--- Your goal ---
Transcribe the entries below exactly; leave every image out.

(Figure scripts)
>> Begin

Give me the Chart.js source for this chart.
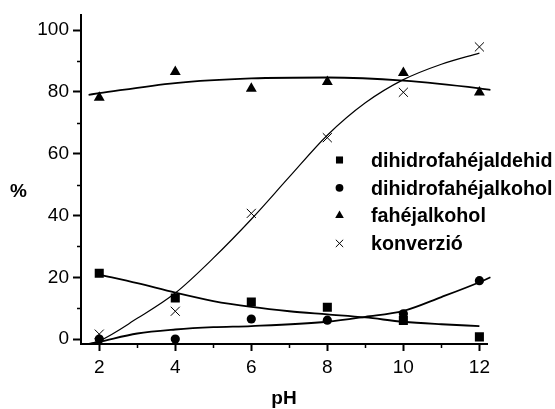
<html><head>
<script src="https://cdn.jsdelivr.net/npm/chart.js@4/dist/chart.umd.min.js"></script>
<style>
  body { margin: 0; background: #fff; }
</style>
</head>
<body>
<canvas id="ph-chart" width="555" height="409"></canvas>
<script>

// measured points
var phValues = [2, 4, 6, 8, 10, 12];
var aldehid = [21.3, 13.3, 12.0, 10.3, 6.0, 0.7];
var alkohol = [0, 0, 6.5, 6.1, 8.2, 18.9];
var fahejalkohol = [78.2, 86.5, 81.1, 83.3, 86.2, 79.9];
var konverzio = [1.6, 9.0, 40.7, 65.2, 79.9, 94.6];

var labels = ["dihidrofahéjaldehid", "dihidrofahéjalkohol", "fahéjalkohol", "konverzió"];

// fitted curves, [pH, %]
var aldehidFit = [[2, 20.9], [3, 18.1], [4, 15.0], [5, 12.3], [6, 10.4], [7, 9.0], [8, 8.0], [9, 7.0], [10, 5.6], [11, 4.8], [12, 4.2]];
var alkoholFit = [[1.72, -1.6], [2, -0.9], [3, 1.8], [4, 3.1], [5, 3.85], [6, 4.2], [8, 5.6], [9, 7.2], [10, 9.1], [11, 13.6], [12, 18.4], [12.29, 20]];
var fahejFit = [[1.72, 79.1], [2, 79.6], [4, 82.9], [6, 84.4], [8, 84.7], [10, 83.7], [12, 81.2], [12.29, 80.7]];
var konverzioFit = [[1.72, -1.6], [2, -0.6], [3, 6.7], [4, 14.9], [5, 26.2], [6, 38.8], [7, 52.5], [8, 66], [9, 76.5], [10, 84], [11, 89], [12, 92.6]];

var xTicks = [2, 4, 6, 8, 10, 12];
var xMinor = [3, 5, 7, 9, 11];
var yTicks = [0, 20, 40, 60, 80, 100];
var yMinor = [10, 30, 50, 70, 90];

var FONT = "'Liberation Sans', Arial, sans-serif";

function pts(ys) {
  return phValues.map(function (x, i) { return { x: x, y: ys[i] }; });
}
function curve(arr) {
  return arr.map(function (p) { return { x: p[0], y: p[1] }; });
}

var markers = [
  { style: 'rect', r: 6.4 },
  { style: 'circle', r: 4.6 },
  { style: 'triangle', r: 6.3 },
  { style: 'crossRot', r: 6.4 }
];

function markerSet(label, ys, m) {
  return {
    type: 'scatter',
    label: label,
    data: pts(ys),
    showLine: false,
    pointStyle: m.style,
    pointRadius: m.r,
    pointBackgroundColor: '#000',
    pointBorderColor: '#000',
    pointBorderWidth: m.style === 'crossRot' ? 1 : 0,
    order: 1
  };
}

function fitLine(arr, width) {
  return {
    type: 'line',
    label: '',
    data: curve(arr),
    borderColor: '#000',
    borderWidth: width,
    pointRadius: 0,
    cubicInterpolationMode: 'monotone',
    fill: false,
    clip: false,
    order: 2
  };
}

// minor ticks, axis titles and the legend block
var extras = {
  id: 'extras',
  afterDraw: function (chart) {
    var ctx = chart.ctx;
    var xs = chart.scales.x, ys = chart.scales.y;
    ctx.save();
    ctx.strokeStyle = '#000';
    ctx.lineWidth = 1.5;
    ctx.beginPath();
    yMinor.forEach(function (v) {
      var py = Math.round(ys.getPixelForValue(v)) + 0.5;
      ctx.moveTo(xs.left - 4, py);
      ctx.lineTo(xs.left, py);
    });
    xMinor.forEach(function (v) {
      var px = Math.round(xs.getPixelForValue(v)) + 0.5;
      ctx.moveTo(px, ys.bottom);
      ctx.lineTo(px, ys.bottom + 4);
    });
    ctx.stroke();

    ctx.fillStyle = '#000';
    ctx.font = 'bold 19px ' + FONT;
    ctx.textAlign = 'center';
    ctx.textBaseline = 'alphabetic';
    ctx.fillText('%', 18.5, 197);
    ctx.fillText('pH', (chart.chartArea.left + chart.chartArea.right) / 2, 404);

    // legend
    var lx = 339.5, ly = 160, step = 27.8;
    ctx.textAlign = 'left';
    ctx.font = 'bold 19.7px ' + FONT;
    chart.data.datasets.forEach(function (ds) {
      if (!ds.label) return;
      var st = ds.pointStyle;
      var r = st === 'circle' ? 3.9 : (st === 'crossRot' ? 5.2 : 5);
      ctx.fillStyle = '#000';
      ctx.strokeStyle = '#000';
      ctx.lineWidth = 1;
      Chart.helpers.drawPoint(ctx, { pointStyle: st, radius: r, borderWidth: st === 'crossRot' ? 1 : 0 }, lx, ly);
      ctx.fillStyle = '#000';
      ctx.fillText(ds.label, 371, ly + 6.8);
      ly += step;
    });
    ctx.restore();
  }
};

var axisGrid = {
  display: true,
  drawOnChartArea: false,
  drawTicks: true,
  tickLength: 8,
  tickWidth: 2,
  tickColor: '#000',
  color: '#000'
};

new Chart(document.getElementById('ph-chart'), {
  data: {
    datasets: [
      markerSet(labels[0], aldehid, markers[0]),
      markerSet(labels[1], alkohol, markers[1]),
      markerSet(labels[2], fahejalkohol, markers[2]),
      markerSet(labels[3], konverzio, markers[3]),
      fitLine(aldehidFit, 1.8),
      fitLine(alkoholFit, 1.8),
      fitLine(fahejFit, 1.8),
      fitLine(konverzioFit, 1.2)
    ]
  },
  options: {
    responsive: false,
    animation: false,
    layout: { padding: { left: 0, right: 68, top: 13, bottom: 0 } },
    plugins: {
      legend: { display: false },
      tooltip: { enabled: false }
    },
    scales: {
      x: {
        type: 'linear',
        min: 1.52,
        max: 12.2,
        border: { display: true, color: '#000', width: 2 },
        grid: Object.assign({}, axisGrid, { tickLength: 7 }),
        ticks: { color: '#000', padding: 5, font: { family: FONT, size: 19 } },
        afterBuildTicks: function (scale) {
          scale.ticks = xTicks.map(function (v) { return { value: v }; });
        },
        afterFit: function (scale) { scale.height = 65; }
      },
      y: {
        type: 'linear',
        min: -1.6,
        max: 104.8,
        border: { display: true, color: '#000', width: 2 },
        grid: axisGrid,
        ticks: { color: '#000', padding: 4, font: { family: FONT, size: 19 } },
        afterBuildTicks: function (scale) {
          scale.ticks = yTicks.map(function (v) { return { value: v }; });
        },
        afterFit: function (scale) { scale.width = 81; }
      }
    }
  },
  plugins: [extras]
});
</script>
</body>
</html>
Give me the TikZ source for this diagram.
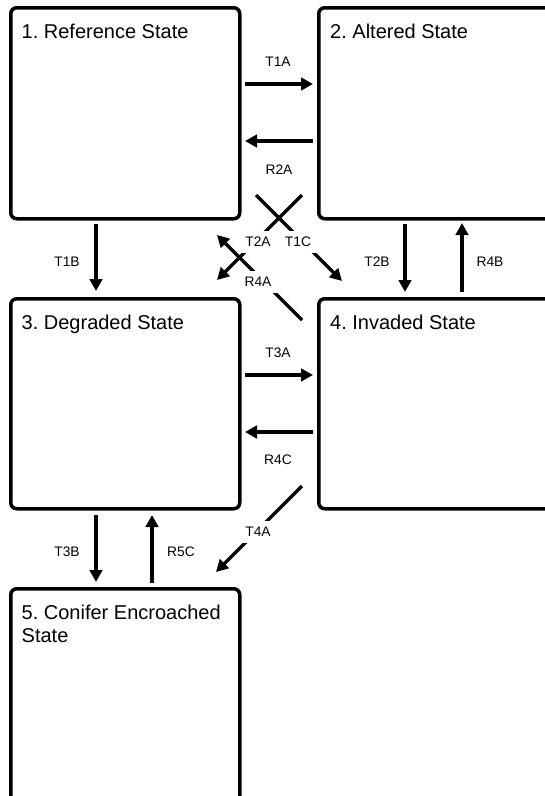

>> End

--- Expected output ---
Give me the Chart.js source for this chart.
<html><head>
<script src="https://cdn.jsdelivr.net/npm/chart.js@4/dist/chart.umd.min.js"></script>
<style>
  body { margin: 0; background: #fff; }
</style>
</head>
<body>
<canvas id="ph-chart" width="555" height="409"></canvas>
<script>

// measured points
var phValues = [2, 4, 6, 8, 10, 12];
var aldehid = [21.3, 13.3, 12.0, 10.3, 6.0, 0.7];
var alkohol = [0, 0, 6.5, 6.1, 8.2, 18.9];
var fahejalkohol = [78.2, 86.5, 81.1, 83.3, 86.2, 79.9];
var konverzio = [1.6, 9.0, 40.7, 65.2, 79.9, 94.6];

var labels = ["dihidrofahéjaldehid", "dihidrofahéjalkohol", "fahéjalkohol", "konverzió"];

// fitted curves, [pH, %]
var aldehidFit = [[2, 20.9], [3, 18.1], [4, 15.0], [5, 12.3], [6, 10.4], [7, 9.0], [8, 8.0], [9, 7.0], [10, 5.6], [11, 4.8], [12, 4.2]];
var alkoholFit = [[1.72, -1.6], [2, -0.9], [3, 1.8], [4, 3.1], [5, 3.85], [6, 4.2], [8, 5.6], [9, 7.2], [10, 9.1], [11, 13.6], [12, 18.4], [12.29, 20]];
var fahejFit = [[1.72, 79.1], [2, 79.6], [4, 82.9], [6, 84.4], [8, 84.7], [10, 83.7], [12, 81.2], [12.29, 80.7]];
var konverzioFit = [[1.72, -1.6], [2, -0.6], [3, 6.7], [4, 14.9], [5, 26.2], [6, 38.8], [7, 52.5], [8, 66], [9, 76.5], [10, 84], [11, 89], [12, 92.6]];

var xTicks = [2, 4, 6, 8, 10, 12];
var xMinor = [3, 5, 7, 9, 11];
var yTicks = [0, 20, 40, 60, 80, 100];
var yMinor = [10, 30, 50, 70, 90];

var FONT = "'Liberation Sans', Arial, sans-serif";

function pts(ys) {
  return phValues.map(function (x, i) { return { x: x, y: ys[i] }; });
}
function curve(arr) {
  return arr.map(function (p) { return { x: p[0], y: p[1] }; });
}

var markers = [
  { style: 'rect', r: 6.4 },
  { style: 'circle', r: 4.6 },
  { style: 'triangle', r: 6.3 },
  { style: 'crossRot', r: 6.4 }
];

function markerSet(label, ys, m) {
  return {
    type: 'scatter',
    label: label,
    data: pts(ys),
    showLine: false,
    pointStyle: m.style,
    pointRadius: m.r,
    pointBackgroundColor: '#000',
    pointBorderColor: '#000',
    pointBorderWidth: m.style === 'crossRot' ? 1 : 0,
    order: 1
  };
}

function fitLine(arr, width) {
  return {
    type: 'line',
    label: '',
    data: curve(arr),
    borderColor: '#000',
    borderWidth: width,
    pointRadius: 0,
    cubicInterpolationMode: 'monotone',
    fill: false,
    clip: false,
    order: 2
  };
}

// minor ticks, axis titles and the legend block
var extras = {
  id: 'extras',
  afterDraw: function (chart) {
    var ctx = chart.ctx;
    var xs = chart.scales.x, ys = chart.scales.y;
    ctx.save();
    ctx.strokeStyle = '#000';
    ctx.lineWidth = 1.5;
    ctx.beginPath();
    yMinor.forEach(function (v) {
      var py = Math.round(ys.getPixelForValue(v)) + 0.5;
      ctx.moveTo(xs.left - 4, py);
      ctx.lineTo(xs.left, py);
    });
    xMinor.forEach(function (v) {
      var px = Math.round(xs.getPixelForValue(v)) + 0.5;
      ctx.moveTo(px, ys.bottom);
      ctx.lineTo(px, ys.bottom + 4);
    });
    ctx.stroke();

    ctx.fillStyle = '#000';
    ctx.font = 'bold 19px ' + FONT;
    ctx.textAlign = 'center';
    ctx.textBaseline = 'alphabetic';
    ctx.fillText('%', 18.5, 197);
    ctx.fillText('pH', (chart.chartArea.left + chart.chartArea.right) / 2, 404);

    // legend
    var lx = 339.5, ly = 160, step = 27.8;
    ctx.textAlign = 'left';
    ctx.font = 'bold 19.7px ' + FONT;
    chart.data.datasets.forEach(function (ds) {
      if (!ds.label) return;
      var st = ds.pointStyle;
      var r = st === 'circle' ? 3.9 : (st === 'crossRot' ? 5.2 : 5);
      ctx.fillStyle = '#000';
      ctx.strokeStyle = '#000';
      ctx.lineWidth = 1;
      Chart.helpers.drawPoint(ctx, { pointStyle: st, radius: r, borderWidth: st === 'crossRot' ? 1 : 0 }, lx, ly);
      ctx.fillStyle = '#000';
      ctx.fillText(ds.label, 371, ly + 6.8);
      ly += step;
    });
    ctx.restore();
  }
};

var axisGrid = {
  display: true,
  drawOnChartArea: false,
  drawTicks: true,
  tickLength: 8,
  tickWidth: 2,
  tickColor: '#000',
  color: '#000'
};

new Chart(document.getElementById('ph-chart'), {
  data: {
    datasets: [
      markerSet(labels[0], aldehid, markers[0]),
      markerSet(labels[1], alkohol, markers[1]),
      markerSet(labels[2], fahejalkohol, markers[2]),
      markerSet(labels[3], konverzio, markers[3]),
      fitLine(aldehidFit, 1.8),
      fitLine(alkoholFit, 1.8),
      fitLine(fahejFit, 1.8),
      fitLine(konverzioFit, 1.2)
    ]
  },
  options: {
    responsive: false,
    animation: false,
    layout: { padding: { left: 0, right: 68, top: 13, bottom: 0 } },
    plugins: {
      legend: { display: false },
      tooltip: { enabled: false }
    },
    scales: {
      x: {
        type: 'linear',
        min: 1.52,
        max: 12.2,
        border: { display: true, color: '#000', width: 2 },
        grid: Object.assign({}, axisGrid, { tickLength: 7 }),
        ticks: { color: '#000', padding: 5, font: { family: FONT, size: 19 } },
        afterBuildTicks: function (scale) {
          scale.ticks = xTicks.map(function (v) { return { value: v }; });
        },
        afterFit: function (scale) { scale.height = 65; }
      },
      y: {
        type: 'linear',
        min: -1.6,
        max: 104.8,
        border: { display: true, color: '#000', width: 2 },
        grid: axisGrid,
        ticks: { color: '#000', padding: 4, font: { family: FONT, size: 19 } },
        afterBuildTicks: function (scale) {
          scale.ticks = yTicks.map(function (v) { return { value: v }; });
        },
        afterFit: function (scale) { scale.width = 81; }
      }
    }
  },
  plugins: [extras]
});
</script>
</body>
</html>
Give me the TikZ source for this diagram.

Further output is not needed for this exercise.